McGuiness, P. J., and Pollak, J., concurred.
The fact that the Legislature distinguished between class-based exemptions and exemptions limited to specific transactions conducted by certain persons or entities, shows that where it exempted a class the Legislature intended to enact a broad, unqualified exemption to members of that class under the usury laws, because it did not limit the exemption to a specific type or category of applicable transaction. Under such a broad, unqualified class-based exemption, all the transactions of class members, whether loans or obligations, are exempt from the usury laws. There is one caveat: "The exempted classes of persons . . . belong to those classes, and qualify for an exemption, by virtue of their licenses," and therefore must act within the scope of that license in order to enjoy the benefit of exemption. (Agapitov v. Lerner (2003) 108 Cal.App.4th 830, 837-838 [133 Cal.Rptr.2d 837] [pawnbroker who makes "nonpawn loans made outside the scope of the pawnbroker license" cannot claim such a loan is exempt from the usury laws].) There is no allegation here that AFC acted outside the scope of its license as a financial lender.
Moore did indeed allege in her complaint that AFCH and IFC were merely alter egos of AFC, and she is bound by those allegations. (Schmidlin v.
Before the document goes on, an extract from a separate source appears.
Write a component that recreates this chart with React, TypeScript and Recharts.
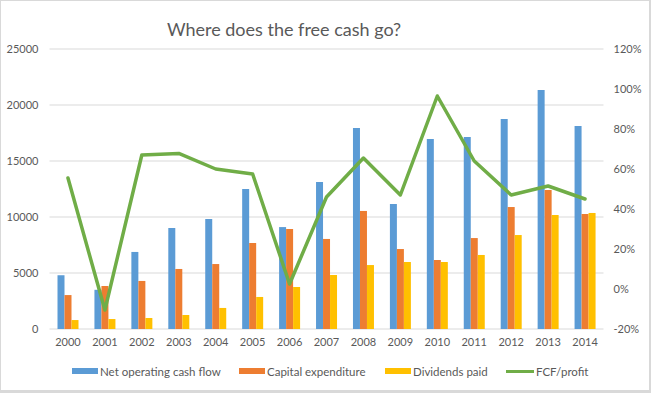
import React from 'react';
import {
  ComposedChart,
  Bar,
  Line,
  XAxis,
  YAxis,
  CartesianGrid,
} from 'recharts';

const years = ['2000','2001','2002','2003','2004','2005','2006','2007','2008','2009','2010','2011','2012','2013','2014'];
const netOperatingCashFlow = [4800, 3500, 6880, 9020, 9820, 12500, 9100, 13120, 17950, 11160, 16960, 17140, 18750, 21340, 18120];
const capitalExpenditure = [3030, 3840, 4290, 5360, 5800, 7680, 8930, 8040, 10540, 7140, 6160, 8120, 10890, 12410, 10270];
const dividendsPaid = [800, 890, 980, 1250, 1880, 2860, 3750, 4820, 5710, 5980, 5980, 6610, 8390, 10180, 10360];
const fcfProfit = [55.5, -10.5, 67, 67.8, 60, 57.5, 2.5, 46, 65.5, 47, 96.5, 64, 47, 51.5, 45];

const leftTicks = [0, 5000, 10000, 15000, 20000, 25000];
const rightTicks = [-20, 0, 20, 40, 60, 80, 100, 120];

const seriesNames = ['Net operating cash flow', 'Capital expenditure', 'Dividends paid', 'FCF/profit'];
const colors = ['#5B9BD5', '#ED7D31', '#FFC000', '#70AD47'];

const data = years.map((y, i) => ({
  year: y,
  ncf: netOperatingCashFlow[i],
  capex: capitalExpenditure[i],
  div: dividendsPaid[i],
  fcf: fcfProfit[i],
}));

const FONT = 'Lato, "Open Sans", sans-serif';
const tickStyle = { fill: '#595959', fontSize: 11, fontFamily: FONT };

const legendX = [71, 238, 384, 505];

const LegendBlock = () => (
  <div style={{ position: 'absolute', left: 0, top: 362, width: 651, height: 16 }}>
    {seriesNames.map((name, i) => (
      <div
        key={name}
        style={{
          position: 'absolute',
          left: legendX[i],
          top: 0,
          height: 16,
          display: 'flex',
          alignItems: 'center',
          fontFamily: FONT,
          fontSize: 11.5,
          color: '#595959',
          whiteSpace: 'nowrap',
        }}
      >
        <span
          style={{
            display: 'inline-block',
            width: i === 3 ? 28 : 26,
            height: i === 3 ? 3 : 6,
            background: colors[i],
            marginRight: 2,
          }}
        />
        {name}
      </div>
    ))}
  </div>
);

export default function App() {
  return (
    <div
      style={{
        position: 'absolute',
        left: 0,
        top: 0,
        width: 651,
        height: 393,
        background: '#fff',
        boxSizing: 'border-box',
        borderTop: '1px solid #D9D9D9',
        borderLeft: '1px solid #D9D9D9',
        borderRight: '2px solid #D9D9D9',
        borderBottom: '3px solid #D9D9D9',
        overflow: 'hidden',
      }}
    >
      <div
        style={{
          position: 'absolute',
          left: 0,
          width: 566,
          top: 17,
          textAlign: 'center',
          fontFamily: FONT,
          fontSize: 18,
          color: '#595959',
          lineHeight: '22px',
        }}
      >
        Where does the free cash go?
      </div>
      <div style={{ position: 'absolute', left: -1, top: -1 }}>
        <ComposedChart
          width={651}
          height={393}
          data={data}
          margin={{ top: 49, right: 0, left: 0, bottom: 64 - 30 }}
          barGap={0}
        >
          <CartesianGrid yAxisId="left" vertical={false} stroke="#D9D9D9" strokeWidth={1} />
          <XAxis
            dataKey="year"
            height={30}
            axisLine={false}
            tickLine={false}
            tickSize={0}
            tickMargin={9}
            tick={tickStyle}
            interval={0}
          />
          <YAxis
            yAxisId="left"
            orientation="left"
            width={49.5}
            domain={[0, 25000]}
            ticks={leftTicks}
            axisLine={false}
            tickLine={false}
            tickSize={0}
            tickMargin={11}
            tick={tickStyle}
            interval={0}
          />
          <YAxis
            yAxisId="right"
            orientation="right"
            width={47.5}
            domain={[-20, 120]}
            ticks={rightTicks}
            axisLine={false}
            tickLine={false}
            tickSize={0}
            tickMargin={10}
            tick={{ ...tickStyle, textAnchor: 'start' }}
            tickFormatter={(v: number) => `${v}%`}
            interval={0}
          />
          <Bar yAxisId="left" dataKey="ncf" name={seriesNames[0]} fill={colors[0]} barSize={7} isAnimationActive={false} />
          <Bar yAxisId="left" dataKey="capex" name={seriesNames[1]} fill={colors[1]} barSize={7} isAnimationActive={false} />
          <Bar yAxisId="left" dataKey="div" name={seriesNames[2]} fill={colors[2]} barSize={7} isAnimationActive={false} />
          <Line
            yAxisId="right"
            dataKey="fcf"
            name={seriesNames[3]}
            stroke={colors[3]}
            strokeWidth={3.5}
            dot={false}
            activeDot={false}
            type="linear"
            strokeLinejoin="round"
            strokeLinecap="round"
            isAnimationActive={false}
          />
        </ComposedChart>
      </div>
      <LegendBlock />
    </div>
  );
}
City of Palo Alto (2007) 157 Cal.App.4th 728, 791 [69 Cal.Rptr.3d 365] [plaintiff "bound by the allegations in [her] verified complaint"].) Accordingly, the issue of Moore's standing to "derivatively assert the rights of AFC to the usury defense on the notes of AFCH and IFC" is moot in light of our foregoing conclusion that AFC's obligations are exempt from the usury law. (See Sonora Diamond Corp. v. Superior Court (2000) 83 Cal.App.4th 523, 538 [99 Cal.Rptr.2d 824].)